* Exercise goal
Without the pictures, write out all the lines below exactly as they appear.

* Collected material
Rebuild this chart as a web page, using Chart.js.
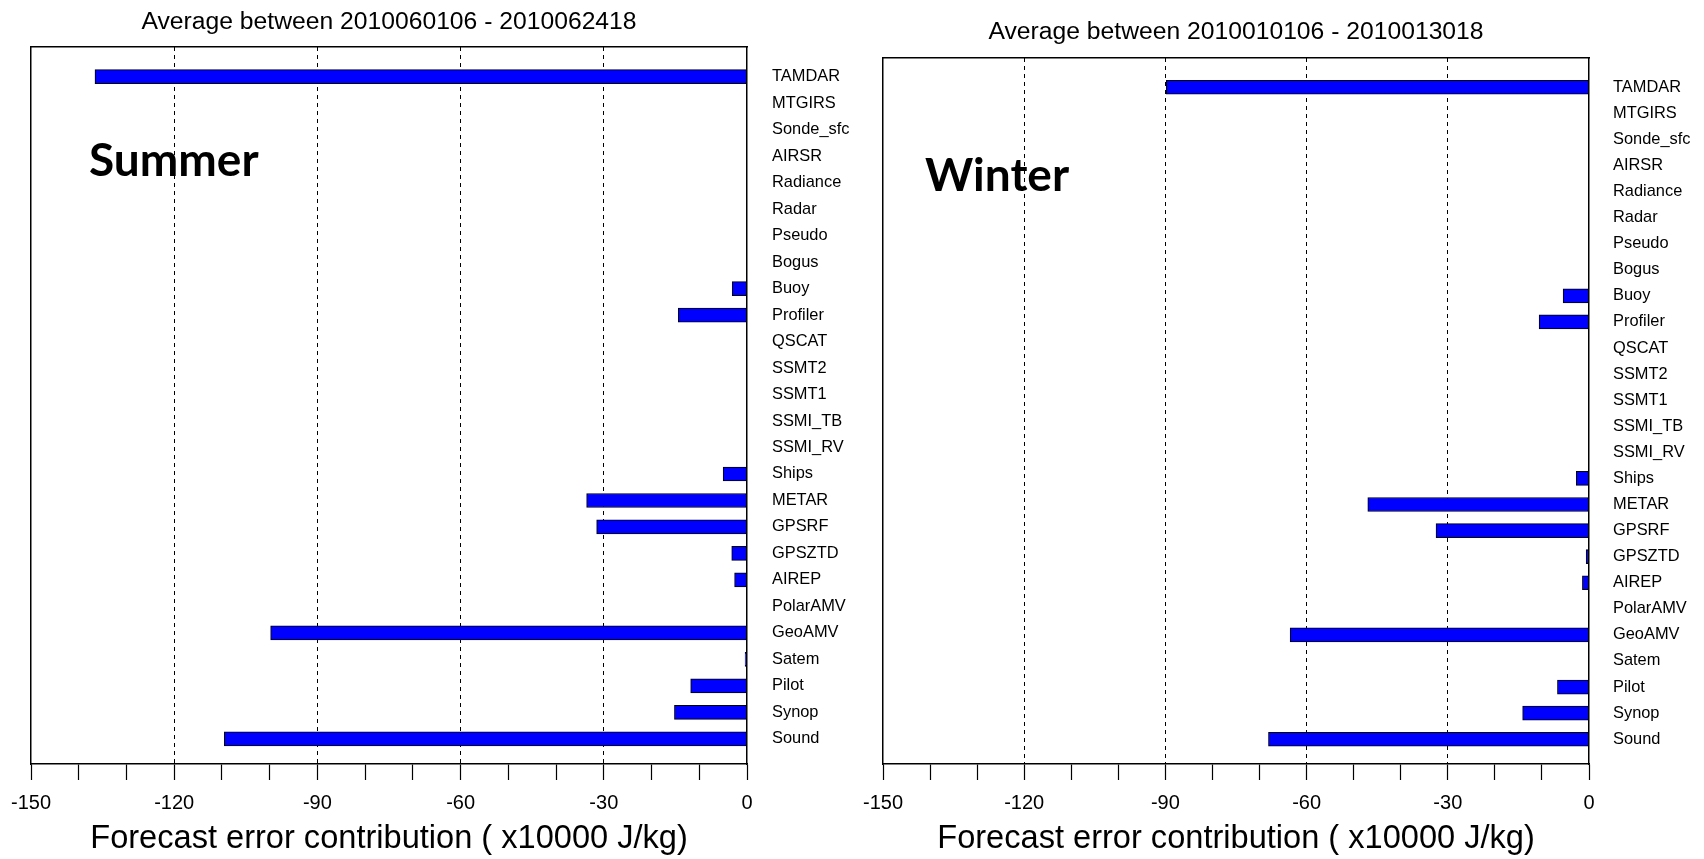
<!DOCTYPE html>
<html>
<head>
<meta charset="utf-8">
<script src="https://cdn.jsdelivr.net/npm/chart.js@4"></script>
<style>
  html, body { margin: 0; padding: 0; background: #fff; }
  body { width: 1704px; height: 859px; position: relative; overflow: hidden; }
  .panel { position: absolute; top: 0; width: 852px; height: 859px; }
  .season { position: absolute; font-family: Lato, "Open Sans", sans-serif; font-weight: bold; font-size: 46px; color: #000; line-height: 1; }
</style>
</head>
<body>
<div class="panel" style="left:0"><canvas id="summerChart"></canvas></div>
<div class="panel" style="left:852px"><canvas id="winterChart"></canvas></div>
<div class="season" style="left:89px; top:136px">Summer</div>
<div class="season" style="left:925px; top:151px">Winter</div>
<script>
// Данные
const categories = ['TAMDAR', 'MTGIRS', 'Sonde_sfc', 'AIRSR', 'Radiance', 'Radar', 'Pseudo', 'Bogus',
    'Buoy', 'Profiler', 'QSCAT', 'SSMT2', 'SSMT1', 'SSMI_TB', 'SSMI_RV', 'Ships', 'METAR', 'GPSRF',
    'GPSZTD', 'AIREP', 'PolarAMV', 'GeoAMV', 'Satem', 'Pilot', 'Synop', 'Sound'];
const summerValues = [-136.6, 0, 0, 0, 0, 0, 0, 0, -3.1, -14.4, 0, 0, 0, 0, 0, -5.0, -33.6, -31.5,
    -3.2, -2.6, 0, -99.8, -0.4, -11.8, -15.2, -109.5];
const winterValues = [-89.8, 0, 0, 0, 0, 0, 0, 0, -5.5, -10.6, 0, 0, 0, 0, 0, -2.7, -47.0, -32.5,
    -0.6, -1.4, 0, -63.5, 0, -6.7, -14.1, -68.1];
const xLabels = [-150, -120, -90, -60, -30, 0];
const summerTitle = 'Average between 2010060106 - 2010062418';
const winterTitle = 'Average between 2010010106 - 2010013018';
const axisTitle = 'Forecast error contribution ( x10000 J/kg)';

const FONT = '"Liberation Sans", Arial, Helvetica, sans-serif';

function makeChart(id, title, values, g) {
    const ctx = document.getElementById(id).getContext('2d');
    const n = categories.length;
    return new Chart(ctx, {
        type: 'bar',
        data: {
            datasets: [{
                data: values.map((v, i) => ({ x: v, y: i })),
                backgroundColor: '#0000ff',
                borderColor: '#000',
                borderWidth: 1,
                borderSkipped: false,
                barThickness: 14,
                xAxisID: 'x',
                yAxisID: 'y'
            }]
        },
        options: {
            indexAxis: 'y',
            responsive: true,
            maintainAspectRatio: false,
            animation: false,
            layout: { padding: { left: g.left, top: 0, right: 0, bottom: 0 } },
            plugins: { legend: { display: false }, tooltip: { enabled: false } },
            scales: {
                x: {
                    type: 'linear', position: 'bottom', min: -150, max: 0, offset: false,
                    afterFit: s => { s.height = g.bottomH; },
                    border: { display: true, color: '#000', width: 1.5, dash: [4, 4] },
                    grid: {
                        drawOnChartArea: true,
                        color: c => (xLabels.includes(c.tick.value) && c.tick.value !== -150 && c.tick.value !== 0) ? '#000' : 'rgba(0,0,0,0)',
                        lineWidth: 1,
                        tickColor: '#000',
                        tickLength: 16,
                        tickWidth: 1.2
                    },
                    ticks: {
                        stepSize: 10, maxTicksLimit: 100, autoSkip: false, maxRotation: 0,
                        padding: 11, color: '#000',
                        font: { family: FONT, size: 20 },
                        callback: v => xLabels.includes(v) ? String(v) : ''
                    },
                    title: {
                        display: true, text: axisTitle, color: '#000',
                        font: { family: FONT, size: 32.6 }, padding: { top: 0, bottom: 0 }
                    }
                },
                x2: {
                    type: 'linear', position: 'top', min: -150, max: 0, offset: false,
                    afterFit: s => { s.height = g.topH; },
                    border: { display: true, color: '#000', width: 1.5 },
                    grid: { display: false, drawTicks: false },
                    ticks: { display: false },
                    title: {
                        display: true, text: title, color: '#000',
                        font: { family: FONT, size: 24.7 }, padding: { top: g.titleTop, bottom: 0 }
                    }
                },
                y: {
                    type: 'linear', position: 'right', min: -1.12, max: n - 0.05, reverse: true, offset: false,
                    afterFit: s => { s.width = g.rightW; },
                    border: { display: true, color: '#000', width: 1.5 },
                    grid: { display: false, drawTicks: false },
                    ticks: {
                        stepSize: 1, maxTicksLimit: 100, autoSkip: false, padding: g.labelPad,
                        color: '#000', font: { family: FONT, size: 16.4 },
                        callback: v => categories[v] !== undefined ? categories[v] : ''
                    }
                },
                y2: {
                    type: 'linear', position: 'left', min: -1, max: n, offset: false,
                    afterFit: s => { s.width = 0; },
                    border: { display: true, color: '#000', width: 1.5 },
                    grid: { display: false, drawTicks: false },
                    ticks: { display: false }
                }
            }
        }
    });
}

window.onload = () => {
    makeChart('summerChart', summerTitle, summerValues,
        { left: 29, topH: 47, bottomH: 95, rightW: 105, labelPad: 25, titleTop: 7 });
    makeChart('winterChart', winterTitle, winterValues,
        { left: 30, topH: 58, bottomH: 95, rightW: 115, labelPad: 24, titleTop: 17 });
};
</script>
</body>
</html>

* Result below
Rebuild this chart as a web page, using Chart.js.
<!DOCTYPE html>
<html>
<head>
<meta charset="utf-8">
<script src="https://cdn.jsdelivr.net/npm/chart.js@4"></script>
<style>
  html, body { margin: 0; padding: 0; background: #fff; }
  body { width: 1704px; height: 859px; position: relative; overflow: hidden; }
  .panel { position: absolute; top: 0; width: 852px; height: 859px; }
  .season { position: absolute; font-family: Lato, "Open Sans", sans-serif; font-weight: bold; font-size: 46px; color: #000; line-height: 1; }
</style>
</head>
<body>
<div class="panel" style="left:0"><canvas id="summerChart"></canvas></div>
<div class="panel" style="left:852px"><canvas id="winterChart"></canvas></div>
<div class="season" style="left:89px; top:136px">Summer</div>
<div class="season" style="left:925px; top:151px">Winter</div>
<script>
// Данные
const categories = ['TAMDAR', 'MTGIRS', 'Sonde_sfc', 'AIRSR', 'Radiance', 'Radar', 'Pseudo', 'Bogus',
    'Buoy', 'Profiler', 'QSCAT', 'SSMT2', 'SSMT1', 'SSMI_TB', 'SSMI_RV', 'Ships', 'METAR', 'GPSRF',
    'GPSZTD', 'AIREP', 'PolarAMV', 'GeoAMV', 'Satem', 'Pilot', 'Synop', 'Sound'];
const summerValues = [-136.6, 0, 0, 0, 0, 0, 0, 0, -3.1, -14.4, 0, 0, 0, 0, 0, -5.0, -33.6, -31.5,
    -3.2, -2.6, 0, -99.8, -0.4, -11.8, -15.2, -109.5];
const winterValues = [-89.8, 0, 0, 0, 0, 0, 0, 0, -5.5, -10.6, 0, 0, 0, 0, 0, -2.7, -47.0, -32.5,
    -0.6, -1.4, 0, -63.5, 0, -6.7, -14.1, -68.1];
const xLabels = [-150, -120, -90, -60, -30, 0];
const summerTitle = 'Average between 2010060106 - 2010062418';
const winterTitle = 'Average between 2010010106 - 2010013018';
const axisTitle = 'Forecast error contribution ( x10000 J/kg)';

const FONT = '"Liberation Sans", Arial, Helvetica, sans-serif';

function makeChart(id, title, values, g) {
    const ctx = document.getElementById(id).getContext('2d');
    const n = categories.length;
    return new Chart(ctx, {
        type: 'bar',
        data: {
            datasets: [{
                data: values.map((v, i) => ({ x: v, y: i })),
                backgroundColor: '#0000ff',
                borderColor: '#000',
                borderWidth: 1,
                borderSkipped: false,
                barThickness: 14,
                xAxisID: 'x',
                yAxisID: 'y'
            }]
        },
        options: {
            indexAxis: 'y',
            responsive: true,
            maintainAspectRatio: false,
            animation: false,
            layout: { padding: { left: g.left, top: 0, right: 0, bottom: 0 } },
            plugins: { legend: { display: false }, tooltip: { enabled: false } },
            scales: {
                x: {
                    type: 'linear', position: 'bottom', min: -150, max: 0, offset: false,
                    afterFit: s => { s.height = g.bottomH; },
                    border: { display: true, color: '#000', width: 1.5, dash: [4, 4] },
                    grid: {
                        drawOnChartArea: true,
                        color: c => (xLabels.includes(c.tick.value) && c.tick.value !== -150 && c.tick.value !== 0) ? '#000' : 'rgba(0,0,0,0)',
                        lineWidth: 1,
                        tickColor: '#000',
                        tickLength: 16,
                        tickWidth: 1.2
                    },
                    ticks: {
                        stepSize: 10, maxTicksLimit: 100, autoSkip: false, maxRotation: 0,
                        padding: 11, color: '#000',
                        font: { family: FONT, size: 20 },
                        callback: v => xLabels.includes(v) ? String(v) : ''
                    },
                    title: {
                        display: true, text: axisTitle, color: '#000',
                        font: { family: FONT, size: 32.6 }, padding: { top: 0, bottom: 0 }
                    }
                },
                x2: {
                    type: 'linear', position: 'top', min: -150, max: 0, offset: false,
                    afterFit: s => { s.height = g.topH; },
                    border: { display: true, color: '#000', width: 1.5 },
                    grid: { display: false, drawTicks: false },
                    ticks: { display: false },
                    title: {
                        display: true, text: title, color: '#000',
                        font: { family: FONT, size: 24.7 }, padding: { top: g.titleTop, bottom: 0 }
                    }
                },
                y: {
                    type: 'linear', position: 'right', min: -1.12, max: n - 0.05, reverse: true, offset: false,
                    afterFit: s => { s.width = g.rightW; },
                    border: { display: true, color: '#000', width: 1.5 },
                    grid: { display: false, drawTicks: false },
                    ticks: {
                        stepSize: 1, maxTicksLimit: 100, autoSkip: false, padding: g.labelPad,
                        color: '#000', font: { family: FONT, size: 16.4 },
                        callback: v => categories[v] !== undefined ? categories[v] : ''
                    }
                },
                y2: {
                    type: 'linear', position: 'left', min: -1, max: n, offset: false,
                    afterFit: s => { s.width = 0; },
                    border: { display: true, color: '#000', width: 1.5 },
                    grid: { display: false, drawTicks: false },
                    ticks: { display: false }
                }
            }
        }
    });
}

window.onload = () => {
    makeChart('summerChart', summerTitle, summerValues,
        { left: 29, topH: 47, bottomH: 95, rightW: 105, labelPad: 25, titleTop: 7 });
    makeChart('winterChart', winterTitle, winterValues,
        { left: 30, topH: 58, bottomH: 95, rightW: 115, labelPad: 24, titleTop: 17 });
};
</script>
</body>
</html>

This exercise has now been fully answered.